#### [Directions for this task]
Omit every picture and return the rest of the data unaltered.

#### [Provided data]
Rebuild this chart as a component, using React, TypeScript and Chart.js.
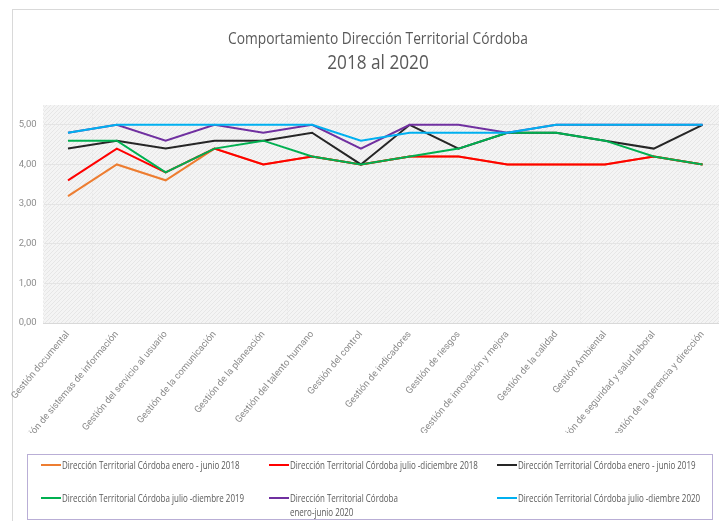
import React, { useEffect, useRef } from "react";
import { Chart, registerables } from "chart.js";

Chart.register(...registerables);

const chartTitle = "Comportamiento Dirección Territorial Córdoba";
const chartSubtitle = "2018 al 2020";

const categories = [
  "Gestión documental",
  "Gestión de sistemas de información",
  "Gestión del servicio al usuario",
  "Gestión de la comunicación",
  "Gestión de la planeación",
  "Gestión del talento humano",
  "Gestión del control",
  "Gestión de indicadores",
  "Gestión de riesgos",
  "Gestión de innovación y mejora",
  "Gestión de la calidad",
  "Gestión Ambiental",
  "Gestión de seguridad y salud laboral",
  "Gestión de la gerencia y dirección",
];

const seriesNames = [
  "Dirección Territorial Córdoba enero - junio 2018",
  "Dirección Territorial Córdoba julio -diciembre 2018",
  "Dirección Territorial Córdoba enero - junio 2019",
  "Dirección Territorial Córdoba julio -diembre 2019",
  "Dirección Territorial Córdoba\nenero-junio 2020",
  "Dirección Territorial Córdoba julio -diembre 2020",
];

const ene2018 = [3.2, 4.0, 3.6, 4.4, 4.0, 4.2, 4.0, 4.2, 4.2, 4.0, 4.0, 4.0, 4.2, 4.0];
const jul2018 = [3.6, 4.4, 3.8, 4.4, 4.0, 4.2, 4.0, 4.2, 4.2, 4.0, 4.0, 4.0, 4.2, 4.0];
const ene2019 = [4.4, 4.6, 4.4, 4.6, 4.6, 4.8, 4.0, 5.0, 4.4, 4.8, 4.8, 4.6, 4.4, 5.0];
const jul2019 = [4.6, 4.6, 3.8, 4.4, 4.6, 4.2, 4.0, 4.2, 4.4, 4.8, 4.8, 4.6, 4.2, 4.0];
const ene2020 = [4.8, 5.0, 4.6, 5.0, 4.8, 5.0, 4.4, 5.0, 5.0, 4.8, 5.0, 5.0, 5.0, 5.0];
const jul2020 = [4.8, 5.0, 5.0, 5.0, 5.0, 5.0, 4.6, 4.8, 4.8, 4.8, 5.0, 5.0, 5.0, 5.0];

const seriesValues = [ene2018, jul2018, ene2019, jul2019, ene2020, jul2020];
const seriesColors = ["#ED7D31", "#FF0000", "#262626", "#00B050", "#7030A0", "#00B0F0"];

const yTicks = [0, 1, 2, 3, 4, 5];

const FONT = 'Roboto, "Open Sans", sans-serif';
const HFONT = '"Open Sans", Roboto, sans-serif';

const bgPlugin = {
  id: "plotBg",
  beforeDraw(chart: any) {
    const { ctx, chartArea } = chart;
    if (!chartArea) return;
    const pc = document.createElement("canvas");
    pc.width = 4;
    pc.height = 4;
    const p = pc.getContext("2d")!;
    p.fillStyle = "#f4f4f4";
    p.fillRect(0, 0, 4, 4);
    p.fillStyle = "#e6e6e6";
    for (let i = 0; i < 4; i++) p.fillRect(i, 3 - i, 1, 1);
    const pat = ctx.createPattern(pc, "repeat");
    ctx.save();
    ctx.fillStyle = pat || "#efefef";
    ctx.fillRect(chartArea.left, chartArea.top, chartArea.right - chartArea.left, chartArea.bottom - chartArea.top);
    ctx.restore();
  },
};

export default function App() {
  const ref = useRef<HTMLCanvasElement>(null);

  useEffect(() => {
    if (!ref.current) return;
    const chart = new Chart(ref.current, {
      type: "line",
      data: {
        labels: categories,
        datasets: seriesValues.map((vals, i) => ({
          label: seriesNames[i],
          data: vals,
          borderColor: seriesColors[i],
          backgroundColor: seriesColors[i],
          borderWidth: 2,
          pointRadius: 0,
          tension: 0,
          order: seriesValues.length - i,
        })),
      },
      options: {
        responsive: false,
        animation: false,
        layout: { padding: { top: 105, left: 0, right: 3, bottom: 88 } },
        plugins: {
          legend: { display: false },
          tooltip: { enabled: false },
          title: { display: false },
        },
        scales: {
          x: {
            offset: true,
            grid: { color: "#ebebeb", drawTicks: false, offset: true },
            border: { color: "#d9d9d9", dash: [2, 2] },
            ticks: {
              color: "#8c8c8c",
              font: { family: FONT, size: 9.5 },
              minRotation: 50,
              maxRotation: 50,
              autoSkip: false,
              padding: 6,
            },
            afterFit: (s: any) => {
              s.height = 110;
            },
          },
          y: {
            min: 0,
            max: 5.5,
            afterBuildTicks: (axis: any) => {
              axis.ticks = yTicks.map((v) => ({ value: v }));
            },
            grid: { color: "#e4e4e4", drawTicks: false },
            border: { display: false },
            ticks: {
              color: "#8c8c8c",
              font: { family: FONT, size: 9.5 },
              padding: 7,
              callback: (v: any) => Number(v).toFixed(2).replace(".", ","),
            },
            afterFit: (s: any) => {
              s.width = 43.6;
            },
          },
        },
      },
      plugins: [bgPlugin],
    });
    return () => chart.destroy();
  }, []);

  const colLeft = [13, 241, 469];
  const rowTop = [3, 36];

  return (
    <div style={{ position: "absolute", left: 0, top: 0, width: 719, height: 521, overflow: "hidden", background: "#fff" }}>
      <div style={{ position: "absolute", left: 12, top: 9, width: 800, height: 600, border: "1px solid #d9d9d9" }} />
      <canvas ref={ref} width={730} height={521} style={{ position: "absolute", left: 0, top: 0, width: 730, height: 521 }} />
      <div
        style={{
          position: "absolute",
          left: 178,
          top: 27,
          width: 400,
          textAlign: "center",
          fontFamily: HFONT,
          color: "#595959",
        }}
      >
        <div style={{ fontSize: 16, lineHeight: "22px", transform: "scaleX(0.86)" }}>{chartTitle}</div>
        <div style={{ fontSize: 20, lineHeight: "26px", transform: "scaleX(0.86)" }}>{chartSubtitle}</div>
      </div>
      <div
        style={{
          position: "absolute",
          left: 27,
          top: 454,
          width: 684,
          height: 64,
          border: "1px solid #b9aed6",
          fontFamily: HFONT,
          fontSize: 10.5,
          color: "#595959",
        }}
      >
        {seriesNames.map((name, i) => (
          <div
            key={i}
            style={{
              position: "absolute",
              left: colLeft[i % 3],
              top: rowTop[Math.floor(i / 3)],
              display: "flex",
              alignItems: "flex-start",
              lineHeight: "14px",
              whiteSpace: "pre",
            }}
          >
            <span style={{ display: "inline-block", width: 20, height: 2, background: seriesColors[i], marginTop: 6, marginRight: 1, flex: "none" }} />
            <span style={{ display: "inline-block", transform: "scaleX(0.76)", transformOrigin: "left center" }}>{name}</span>
          </div>
        ))}
      </div>
    </div>
  );
}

#### [Task solution]
Rebuild this chart as a component, using React, TypeScript and Chart.js.
import React, { useEffect, useRef } from "react";
import { Chart, registerables } from "chart.js";

Chart.register(...registerables);

const chartTitle = "Comportamiento Dirección Territorial Córdoba";
const chartSubtitle = "2018 al 2020";

const categories = [
  "Gestión documental",
  "Gestión de sistemas de información",
  "Gestión del servicio al usuario",
  "Gestión de la comunicación",
  "Gestión de la planeación",
  "Gestión del talento humano",
  "Gestión del control",
  "Gestión de indicadores",
  "Gestión de riesgos",
  "Gestión de innovación y mejora",
  "Gestión de la calidad",
  "Gestión Ambiental",
  "Gestión de seguridad y salud laboral",
  "Gestión de la gerencia y dirección",
];

const seriesNames = [
  "Dirección Territorial Córdoba enero - junio 2018",
  "Dirección Territorial Córdoba julio -diciembre 2018",
  "Dirección Territorial Córdoba enero - junio 2019",
  "Dirección Territorial Córdoba julio -diembre 2019",
  "Dirección Territorial Córdoba\nenero-junio 2020",
  "Dirección Territorial Córdoba julio -diembre 2020",
];

const ene2018 = [3.2, 4.0, 3.6, 4.4, 4.0, 4.2, 4.0, 4.2, 4.2, 4.0, 4.0, 4.0, 4.2, 4.0];
const jul2018 = [3.6, 4.4, 3.8, 4.4, 4.0, 4.2, 4.0, 4.2, 4.2, 4.0, 4.0, 4.0, 4.2, 4.0];
const ene2019 = [4.4, 4.6, 4.4, 4.6, 4.6, 4.8, 4.0, 5.0, 4.4, 4.8, 4.8, 4.6, 4.4, 5.0];
const jul2019 = [4.6, 4.6, 3.8, 4.4, 4.6, 4.2, 4.0, 4.2, 4.4, 4.8, 4.8, 4.6, 4.2, 4.0];
const ene2020 = [4.8, 5.0, 4.6, 5.0, 4.8, 5.0, 4.4, 5.0, 5.0, 4.8, 5.0, 5.0, 5.0, 5.0];
const jul2020 = [4.8, 5.0, 5.0, 5.0, 5.0, 5.0, 4.6, 4.8, 4.8, 4.8, 5.0, 5.0, 5.0, 5.0];

const seriesValues = [ene2018, jul2018, ene2019, jul2019, ene2020, jul2020];
const seriesColors = ["#ED7D31", "#FF0000", "#262626", "#00B050", "#7030A0", "#00B0F0"];

const yTicks = [0, 1, 2, 3, 4, 5];

const FONT = 'Roboto, "Open Sans", sans-serif';
const HFONT = '"Open Sans", Roboto, sans-serif';

const bgPlugin = {
  id: "plotBg",
  beforeDraw(chart: any) {
    const { ctx, chartArea } = chart;
    if (!chartArea) return;
    const pc = document.createElement("canvas");
    pc.width = 4;
    pc.height = 4;
    const p = pc.getContext("2d")!;
    p.fillStyle = "#f4f4f4";
    p.fillRect(0, 0, 4, 4);
    p.fillStyle = "#e6e6e6";
    for (let i = 0; i < 4; i++) p.fillRect(i, 3 - i, 1, 1);
    const pat = ctx.createPattern(pc, "repeat");
    ctx.save();
    ctx.fillStyle = pat || "#efefef";
    ctx.fillRect(chartArea.left, chartArea.top, chartArea.right - chartArea.left, chartArea.bottom - chartArea.top);
    ctx.restore();
  },
};

export default function App() {
  const ref = useRef<HTMLCanvasElement>(null);

  useEffect(() => {
    if (!ref.current) return;
    const chart = new Chart(ref.current, {
      type: "line",
      data: {
        labels: categories,
        datasets: seriesValues.map((vals, i) => ({
          label: seriesNames[i],
          data: vals,
          borderColor: seriesColors[i],
          backgroundColor: seriesColors[i],
          borderWidth: 2,
          pointRadius: 0,
          tension: 0,
          order: seriesValues.length - i,
        })),
      },
      options: {
        responsive: false,
        animation: false,
        layout: { padding: { top: 105, left: 0, right: 3, bottom: 88 } },
        plugins: {
          legend: { display: false },
          tooltip: { enabled: false },
          title: { display: false },
        },
        scales: {
          x: {
            offset: true,
            grid: { color: "#ebebeb", drawTicks: false, offset: true },
            border: { color: "#d9d9d9", dash: [2, 2] },
            ticks: {
              color: "#8c8c8c",
              font: { family: FONT, size: 9.5 },
              minRotation: 50,
              maxRotation: 50,
              autoSkip: false,
              padding: 6,
            },
            afterFit: (s: any) => {
              s.height = 110;
            },
          },
          y: {
            min: 0,
            max: 5.5,
            afterBuildTicks: (axis: any) => {
              axis.ticks = yTicks.map((v) => ({ value: v }));
            },
            grid: { color: "#e4e4e4", drawTicks: false },
            border: { display: false },
            ticks: {
              color: "#8c8c8c",
              font: { family: FONT, size: 9.5 },
              padding: 7,
              callback: (v: any) => Number(v).toFixed(2).replace(".", ","),
            },
            afterFit: (s: any) => {
              s.width = 43.6;
            },
          },
        },
      },
      plugins: [bgPlugin],
    });
    return () => chart.destroy();
  }, []);

  const colLeft = [13, 241, 469];
  const rowTop = [3, 36];

  return (
    <div style={{ position: "absolute", left: 0, top: 0, width: 719, height: 521, overflow: "hidden", background: "#fff" }}>
      <div style={{ position: "absolute", left: 12, top: 9, width: 800, height: 600, border: "1px solid #d9d9d9" }} />
      <canvas ref={ref} width={730} height={521} style={{ position: "absolute", left: 0, top: 0, width: 730, height: 521 }} />
      <div
        style={{
          position: "absolute",
          left: 178,
          top: 27,
          width: 400,
          textAlign: "center",
          fontFamily: HFONT,
          color: "#595959",
        }}
      >
        <div style={{ fontSize: 16, lineHeight: "22px", transform: "scaleX(0.86)" }}>{chartTitle}</div>
        <div style={{ fontSize: 20, lineHeight: "26px", transform: "scaleX(0.86)" }}>{chartSubtitle}</div>
      </div>
      <div
        style={{
          position: "absolute",
          left: 27,
          top: 454,
          width: 684,
          height: 64,
          border: "1px solid #b9aed6",
          fontFamily: HFONT,
          fontSize: 10.5,
          color: "#595959",
        }}
      >
        {seriesNames.map((name, i) => (
          <div
            key={i}
            style={{
              position: "absolute",
              left: colLeft[i % 3],
              top: rowTop[Math.floor(i / 3)],
              display: "flex",
              alignItems: "flex-start",
              lineHeight: "14px",
              whiteSpace: "pre",
            }}
          >
            <span style={{ display: "inline-block", width: 20, height: 2, background: seriesColors[i], marginTop: 6, marginRight: 1, flex: "none" }} />
            <span style={{ display: "inline-block", transform: "scaleX(0.76)", transformOrigin: "left center" }}>{name}</span>
          </div>
        ))}
      </div>
    </div>
  );
}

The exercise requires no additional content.